▶ Figure scripts
────────

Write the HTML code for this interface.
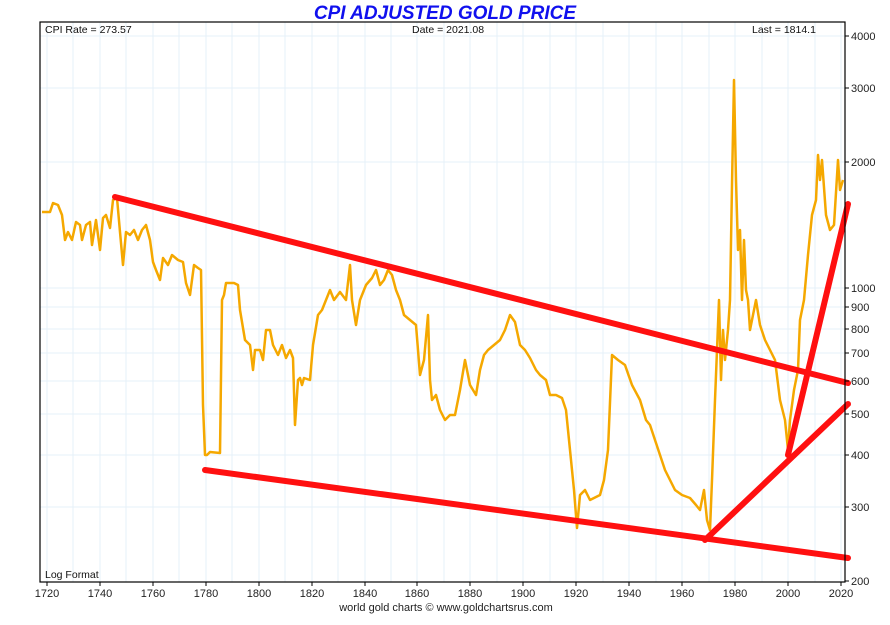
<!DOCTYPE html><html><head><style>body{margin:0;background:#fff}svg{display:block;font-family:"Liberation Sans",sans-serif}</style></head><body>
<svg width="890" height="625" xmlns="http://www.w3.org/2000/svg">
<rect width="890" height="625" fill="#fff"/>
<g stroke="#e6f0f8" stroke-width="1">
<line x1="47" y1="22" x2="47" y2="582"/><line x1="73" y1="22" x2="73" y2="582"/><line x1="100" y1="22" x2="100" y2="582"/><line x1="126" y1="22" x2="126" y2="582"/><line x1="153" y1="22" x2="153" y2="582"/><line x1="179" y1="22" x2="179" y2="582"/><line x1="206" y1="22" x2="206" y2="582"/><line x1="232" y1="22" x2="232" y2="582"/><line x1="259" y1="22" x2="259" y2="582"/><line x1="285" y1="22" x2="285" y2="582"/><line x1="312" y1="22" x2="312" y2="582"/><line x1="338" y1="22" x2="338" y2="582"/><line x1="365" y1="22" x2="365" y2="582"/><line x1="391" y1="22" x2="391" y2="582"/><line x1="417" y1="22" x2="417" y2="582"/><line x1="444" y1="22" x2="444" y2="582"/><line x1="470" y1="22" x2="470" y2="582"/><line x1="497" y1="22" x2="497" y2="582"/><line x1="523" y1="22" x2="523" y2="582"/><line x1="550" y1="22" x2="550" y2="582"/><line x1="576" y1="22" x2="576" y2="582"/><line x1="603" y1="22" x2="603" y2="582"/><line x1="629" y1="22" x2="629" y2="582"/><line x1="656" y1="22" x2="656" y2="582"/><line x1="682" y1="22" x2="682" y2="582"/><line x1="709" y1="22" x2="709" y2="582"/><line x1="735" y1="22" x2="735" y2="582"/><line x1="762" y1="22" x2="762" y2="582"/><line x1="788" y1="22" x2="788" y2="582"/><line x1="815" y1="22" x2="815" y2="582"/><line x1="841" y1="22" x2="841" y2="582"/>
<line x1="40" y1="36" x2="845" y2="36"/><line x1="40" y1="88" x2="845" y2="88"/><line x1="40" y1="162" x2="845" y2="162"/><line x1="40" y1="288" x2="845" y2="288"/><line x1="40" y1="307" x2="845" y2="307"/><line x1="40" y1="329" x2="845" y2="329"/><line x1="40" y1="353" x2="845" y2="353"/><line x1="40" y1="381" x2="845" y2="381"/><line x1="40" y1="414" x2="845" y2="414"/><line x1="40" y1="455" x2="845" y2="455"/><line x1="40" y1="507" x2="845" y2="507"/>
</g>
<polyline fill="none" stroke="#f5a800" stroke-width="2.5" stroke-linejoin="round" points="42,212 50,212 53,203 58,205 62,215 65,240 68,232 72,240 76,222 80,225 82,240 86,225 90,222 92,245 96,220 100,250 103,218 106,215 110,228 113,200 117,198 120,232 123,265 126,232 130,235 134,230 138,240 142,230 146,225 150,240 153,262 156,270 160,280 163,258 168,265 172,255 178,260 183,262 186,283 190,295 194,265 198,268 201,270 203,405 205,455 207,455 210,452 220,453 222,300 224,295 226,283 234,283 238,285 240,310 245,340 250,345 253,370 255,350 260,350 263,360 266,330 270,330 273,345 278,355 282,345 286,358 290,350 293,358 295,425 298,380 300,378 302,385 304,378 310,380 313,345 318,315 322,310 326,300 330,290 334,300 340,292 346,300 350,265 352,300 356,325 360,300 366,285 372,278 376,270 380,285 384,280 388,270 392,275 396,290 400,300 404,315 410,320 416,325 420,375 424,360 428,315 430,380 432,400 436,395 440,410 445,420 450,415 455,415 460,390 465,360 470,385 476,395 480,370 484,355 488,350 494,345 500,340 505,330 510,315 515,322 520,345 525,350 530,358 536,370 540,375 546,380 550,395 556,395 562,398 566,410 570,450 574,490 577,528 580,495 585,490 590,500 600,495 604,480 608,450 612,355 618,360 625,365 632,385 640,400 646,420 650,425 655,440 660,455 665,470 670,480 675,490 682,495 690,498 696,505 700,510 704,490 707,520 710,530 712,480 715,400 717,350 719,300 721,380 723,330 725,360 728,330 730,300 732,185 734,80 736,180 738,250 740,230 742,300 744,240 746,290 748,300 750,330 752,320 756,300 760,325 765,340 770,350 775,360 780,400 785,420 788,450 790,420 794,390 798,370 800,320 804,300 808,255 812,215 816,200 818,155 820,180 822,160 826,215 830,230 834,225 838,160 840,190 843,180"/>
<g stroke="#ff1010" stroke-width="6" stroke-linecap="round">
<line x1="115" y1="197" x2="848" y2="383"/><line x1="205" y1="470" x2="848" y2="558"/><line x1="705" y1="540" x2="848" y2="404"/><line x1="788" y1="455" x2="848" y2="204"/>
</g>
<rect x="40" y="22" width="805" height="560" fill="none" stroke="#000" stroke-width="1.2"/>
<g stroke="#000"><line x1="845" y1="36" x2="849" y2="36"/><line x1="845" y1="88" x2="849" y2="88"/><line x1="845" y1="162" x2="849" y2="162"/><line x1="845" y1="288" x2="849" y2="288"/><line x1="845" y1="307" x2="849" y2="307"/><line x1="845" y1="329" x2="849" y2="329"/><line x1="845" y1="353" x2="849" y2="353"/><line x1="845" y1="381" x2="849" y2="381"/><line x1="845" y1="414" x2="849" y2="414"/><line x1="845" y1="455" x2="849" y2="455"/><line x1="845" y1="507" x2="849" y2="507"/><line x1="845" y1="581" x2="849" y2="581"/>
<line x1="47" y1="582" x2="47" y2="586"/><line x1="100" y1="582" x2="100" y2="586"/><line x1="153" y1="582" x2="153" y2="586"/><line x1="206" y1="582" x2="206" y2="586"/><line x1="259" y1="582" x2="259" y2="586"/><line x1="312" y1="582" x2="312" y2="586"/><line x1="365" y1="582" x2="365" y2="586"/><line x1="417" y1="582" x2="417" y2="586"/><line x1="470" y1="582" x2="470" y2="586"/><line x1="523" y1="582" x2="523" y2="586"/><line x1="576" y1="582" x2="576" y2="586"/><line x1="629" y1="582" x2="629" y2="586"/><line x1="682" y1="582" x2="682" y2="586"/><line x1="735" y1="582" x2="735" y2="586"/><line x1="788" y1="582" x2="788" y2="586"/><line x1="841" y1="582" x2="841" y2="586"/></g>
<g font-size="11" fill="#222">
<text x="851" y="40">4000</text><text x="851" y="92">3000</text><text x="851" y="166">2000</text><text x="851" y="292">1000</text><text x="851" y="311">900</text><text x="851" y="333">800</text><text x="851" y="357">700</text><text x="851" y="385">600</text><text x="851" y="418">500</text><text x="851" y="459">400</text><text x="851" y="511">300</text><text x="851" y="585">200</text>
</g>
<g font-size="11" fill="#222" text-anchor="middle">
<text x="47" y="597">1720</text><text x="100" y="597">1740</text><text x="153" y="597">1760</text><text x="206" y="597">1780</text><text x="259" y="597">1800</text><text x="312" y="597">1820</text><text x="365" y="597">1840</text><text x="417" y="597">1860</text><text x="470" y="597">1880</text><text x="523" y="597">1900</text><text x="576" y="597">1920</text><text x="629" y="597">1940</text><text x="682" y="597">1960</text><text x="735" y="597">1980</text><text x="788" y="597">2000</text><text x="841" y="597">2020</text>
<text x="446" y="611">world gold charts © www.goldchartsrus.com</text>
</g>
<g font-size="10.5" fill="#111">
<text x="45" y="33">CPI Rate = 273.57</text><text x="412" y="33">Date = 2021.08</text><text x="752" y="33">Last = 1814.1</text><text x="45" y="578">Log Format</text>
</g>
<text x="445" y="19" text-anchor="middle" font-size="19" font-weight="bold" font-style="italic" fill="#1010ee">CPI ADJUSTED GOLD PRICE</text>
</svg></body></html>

────────

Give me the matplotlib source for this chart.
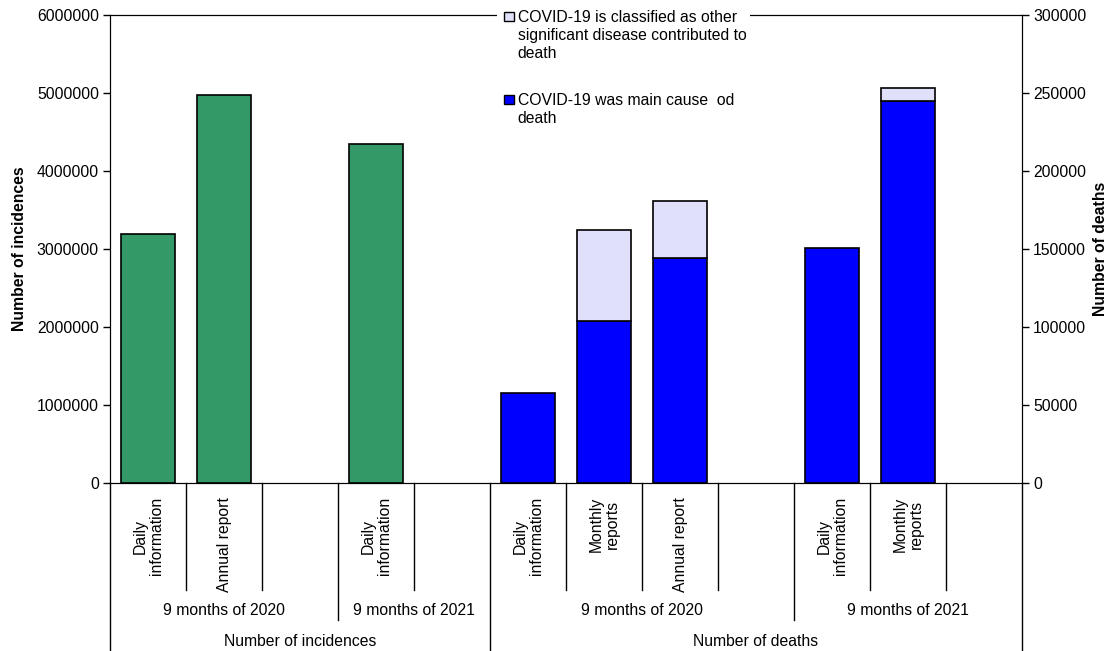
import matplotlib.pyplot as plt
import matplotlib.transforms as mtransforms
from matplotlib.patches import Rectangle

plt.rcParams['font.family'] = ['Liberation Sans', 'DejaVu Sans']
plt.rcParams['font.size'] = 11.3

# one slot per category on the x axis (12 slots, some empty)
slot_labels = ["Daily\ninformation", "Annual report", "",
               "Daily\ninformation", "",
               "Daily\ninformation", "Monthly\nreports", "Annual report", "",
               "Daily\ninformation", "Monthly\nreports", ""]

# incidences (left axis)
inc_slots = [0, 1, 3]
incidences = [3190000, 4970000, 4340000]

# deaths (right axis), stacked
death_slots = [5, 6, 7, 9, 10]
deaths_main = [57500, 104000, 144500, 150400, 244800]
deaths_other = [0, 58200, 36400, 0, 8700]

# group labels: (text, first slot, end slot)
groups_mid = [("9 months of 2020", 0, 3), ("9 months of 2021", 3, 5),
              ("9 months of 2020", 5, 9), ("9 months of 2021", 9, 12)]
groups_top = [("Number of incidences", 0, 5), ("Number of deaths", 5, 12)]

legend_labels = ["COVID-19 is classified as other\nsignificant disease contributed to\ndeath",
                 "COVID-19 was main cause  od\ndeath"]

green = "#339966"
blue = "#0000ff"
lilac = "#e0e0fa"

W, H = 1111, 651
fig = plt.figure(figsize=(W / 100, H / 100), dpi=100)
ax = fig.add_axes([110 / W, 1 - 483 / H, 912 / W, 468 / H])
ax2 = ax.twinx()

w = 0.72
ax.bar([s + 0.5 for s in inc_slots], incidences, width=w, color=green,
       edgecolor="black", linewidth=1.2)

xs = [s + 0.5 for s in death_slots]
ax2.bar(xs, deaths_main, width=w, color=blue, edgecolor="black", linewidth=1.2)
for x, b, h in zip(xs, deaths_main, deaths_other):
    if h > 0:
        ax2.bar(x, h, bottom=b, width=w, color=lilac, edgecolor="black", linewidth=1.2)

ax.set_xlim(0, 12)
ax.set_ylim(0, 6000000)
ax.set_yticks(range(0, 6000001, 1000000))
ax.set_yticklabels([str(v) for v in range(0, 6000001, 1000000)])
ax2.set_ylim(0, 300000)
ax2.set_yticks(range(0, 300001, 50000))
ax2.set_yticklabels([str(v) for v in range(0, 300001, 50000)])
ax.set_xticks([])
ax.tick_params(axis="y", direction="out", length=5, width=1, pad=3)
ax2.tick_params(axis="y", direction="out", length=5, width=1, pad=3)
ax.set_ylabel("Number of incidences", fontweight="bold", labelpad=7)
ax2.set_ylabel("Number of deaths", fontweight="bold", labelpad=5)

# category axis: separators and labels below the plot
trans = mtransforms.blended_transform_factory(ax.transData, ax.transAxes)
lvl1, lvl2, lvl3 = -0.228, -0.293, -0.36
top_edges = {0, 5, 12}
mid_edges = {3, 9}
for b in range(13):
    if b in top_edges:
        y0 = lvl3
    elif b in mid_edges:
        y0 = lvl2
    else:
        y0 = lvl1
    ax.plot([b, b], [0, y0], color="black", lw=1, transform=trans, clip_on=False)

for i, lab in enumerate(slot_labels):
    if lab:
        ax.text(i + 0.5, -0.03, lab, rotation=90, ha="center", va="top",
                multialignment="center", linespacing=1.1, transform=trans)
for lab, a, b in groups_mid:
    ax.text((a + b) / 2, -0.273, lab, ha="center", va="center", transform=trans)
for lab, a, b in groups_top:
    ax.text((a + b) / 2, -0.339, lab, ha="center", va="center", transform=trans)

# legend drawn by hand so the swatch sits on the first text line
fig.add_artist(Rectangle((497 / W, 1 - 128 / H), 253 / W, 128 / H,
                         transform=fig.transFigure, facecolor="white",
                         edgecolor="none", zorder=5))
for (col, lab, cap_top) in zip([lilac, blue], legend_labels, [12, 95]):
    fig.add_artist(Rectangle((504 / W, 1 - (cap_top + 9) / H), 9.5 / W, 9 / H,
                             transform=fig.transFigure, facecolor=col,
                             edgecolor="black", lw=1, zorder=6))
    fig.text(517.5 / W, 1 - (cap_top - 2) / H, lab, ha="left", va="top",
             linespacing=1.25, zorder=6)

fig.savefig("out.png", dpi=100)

────────

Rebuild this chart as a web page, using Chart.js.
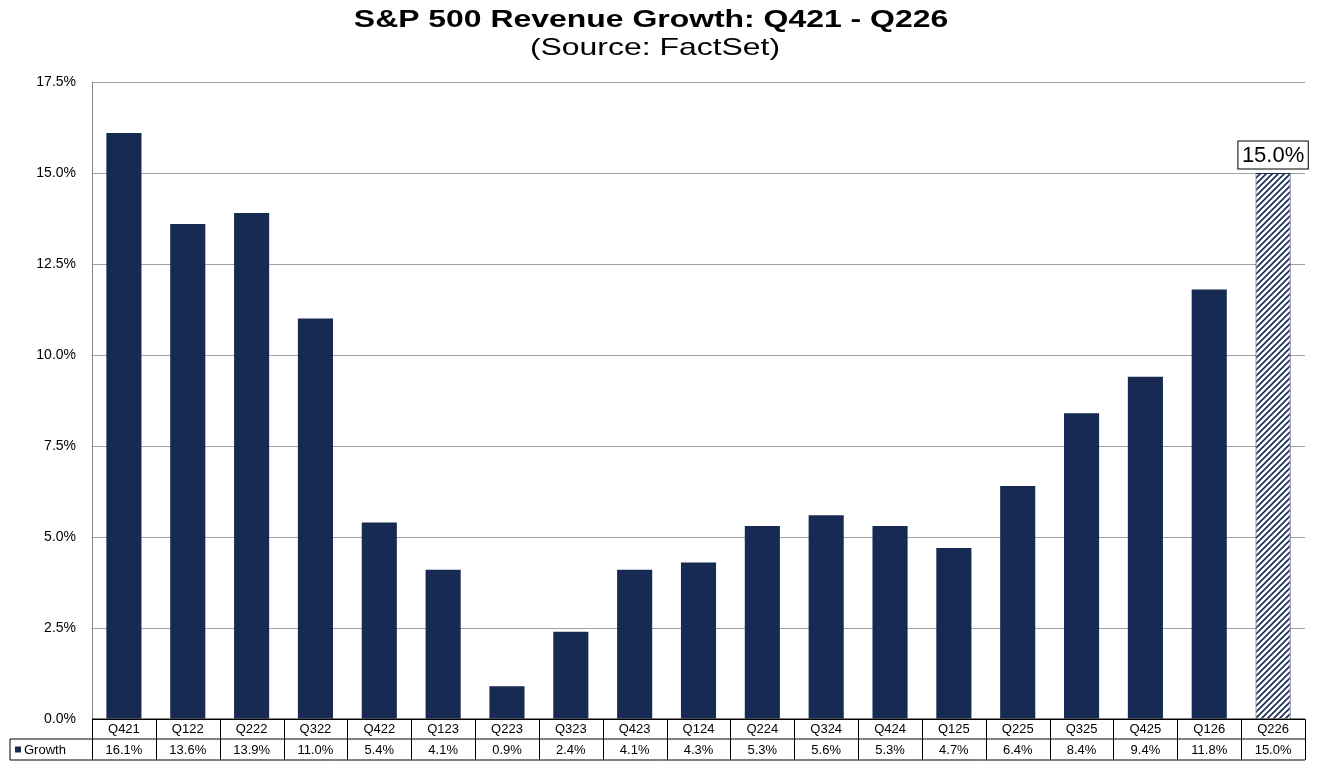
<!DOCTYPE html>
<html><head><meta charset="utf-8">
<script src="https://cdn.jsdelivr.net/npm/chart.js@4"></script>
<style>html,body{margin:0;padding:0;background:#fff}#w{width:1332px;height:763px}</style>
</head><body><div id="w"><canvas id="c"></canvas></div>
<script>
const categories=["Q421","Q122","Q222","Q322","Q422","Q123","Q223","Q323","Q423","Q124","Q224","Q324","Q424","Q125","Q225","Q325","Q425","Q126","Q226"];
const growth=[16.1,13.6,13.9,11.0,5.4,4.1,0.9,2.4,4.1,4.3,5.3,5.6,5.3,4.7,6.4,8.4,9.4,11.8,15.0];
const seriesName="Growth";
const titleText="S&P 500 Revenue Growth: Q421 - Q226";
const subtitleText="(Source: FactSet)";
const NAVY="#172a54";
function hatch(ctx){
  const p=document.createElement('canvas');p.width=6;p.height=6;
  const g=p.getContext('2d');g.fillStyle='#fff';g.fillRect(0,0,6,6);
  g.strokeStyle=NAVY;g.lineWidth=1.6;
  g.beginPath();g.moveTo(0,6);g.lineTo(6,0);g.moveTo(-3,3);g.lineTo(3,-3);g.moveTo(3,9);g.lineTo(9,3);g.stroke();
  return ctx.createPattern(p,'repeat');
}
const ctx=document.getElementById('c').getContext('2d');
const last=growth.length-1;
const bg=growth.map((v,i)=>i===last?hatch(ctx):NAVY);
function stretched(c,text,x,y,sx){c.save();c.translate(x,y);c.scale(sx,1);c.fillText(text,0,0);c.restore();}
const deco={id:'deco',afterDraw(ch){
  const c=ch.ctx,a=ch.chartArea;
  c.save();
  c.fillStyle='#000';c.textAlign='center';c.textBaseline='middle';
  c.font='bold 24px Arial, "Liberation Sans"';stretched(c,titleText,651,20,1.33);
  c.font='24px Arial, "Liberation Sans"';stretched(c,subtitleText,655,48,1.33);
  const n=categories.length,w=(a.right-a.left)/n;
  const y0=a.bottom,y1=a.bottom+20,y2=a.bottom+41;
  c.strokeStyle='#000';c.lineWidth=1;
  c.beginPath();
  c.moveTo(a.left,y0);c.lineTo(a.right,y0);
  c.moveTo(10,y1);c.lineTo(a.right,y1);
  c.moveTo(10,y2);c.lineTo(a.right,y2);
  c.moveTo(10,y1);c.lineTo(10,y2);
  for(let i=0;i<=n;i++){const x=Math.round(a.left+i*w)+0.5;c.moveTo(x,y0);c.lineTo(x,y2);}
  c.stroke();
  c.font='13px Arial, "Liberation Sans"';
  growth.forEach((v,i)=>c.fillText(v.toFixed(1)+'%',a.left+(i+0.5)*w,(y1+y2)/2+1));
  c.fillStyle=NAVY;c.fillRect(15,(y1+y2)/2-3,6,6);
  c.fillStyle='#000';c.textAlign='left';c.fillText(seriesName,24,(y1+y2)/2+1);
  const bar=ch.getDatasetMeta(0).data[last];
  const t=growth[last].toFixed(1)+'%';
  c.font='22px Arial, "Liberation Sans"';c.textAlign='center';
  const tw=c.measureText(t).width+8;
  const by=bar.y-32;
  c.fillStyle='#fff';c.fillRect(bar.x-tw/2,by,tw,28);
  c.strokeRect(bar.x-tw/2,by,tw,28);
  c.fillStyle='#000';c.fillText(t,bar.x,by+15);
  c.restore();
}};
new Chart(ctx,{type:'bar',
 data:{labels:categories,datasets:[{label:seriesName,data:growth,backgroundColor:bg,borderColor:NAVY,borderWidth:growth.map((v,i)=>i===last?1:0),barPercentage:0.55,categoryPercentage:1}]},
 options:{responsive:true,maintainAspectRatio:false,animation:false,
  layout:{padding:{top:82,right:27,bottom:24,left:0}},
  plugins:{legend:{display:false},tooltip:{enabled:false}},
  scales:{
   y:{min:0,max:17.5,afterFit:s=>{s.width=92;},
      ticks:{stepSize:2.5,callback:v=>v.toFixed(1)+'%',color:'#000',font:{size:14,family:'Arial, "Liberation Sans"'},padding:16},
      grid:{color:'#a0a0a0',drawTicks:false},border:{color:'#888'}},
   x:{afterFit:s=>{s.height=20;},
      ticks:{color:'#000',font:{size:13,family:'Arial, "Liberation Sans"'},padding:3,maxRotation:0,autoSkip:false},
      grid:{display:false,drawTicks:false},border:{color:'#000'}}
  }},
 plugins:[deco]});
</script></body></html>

────────

▶ Prompt
Repeat, with no pictures, exactly the lines from the one containing "Give me the matplotlib source for this chart." through the one containing "plt.rcParams['font.size'] = 11.3", the first and last included.

▶ Full answer
Give me the matplotlib source for this chart.
import matplotlib.pyplot as plt
import matplotlib.transforms as mtransforms
from matplotlib.patches import Rectangle

plt.rcParams['font.family'] = ['Liberation Sans', 'DejaVu Sans']
plt.rcParams['font.size'] = 11.3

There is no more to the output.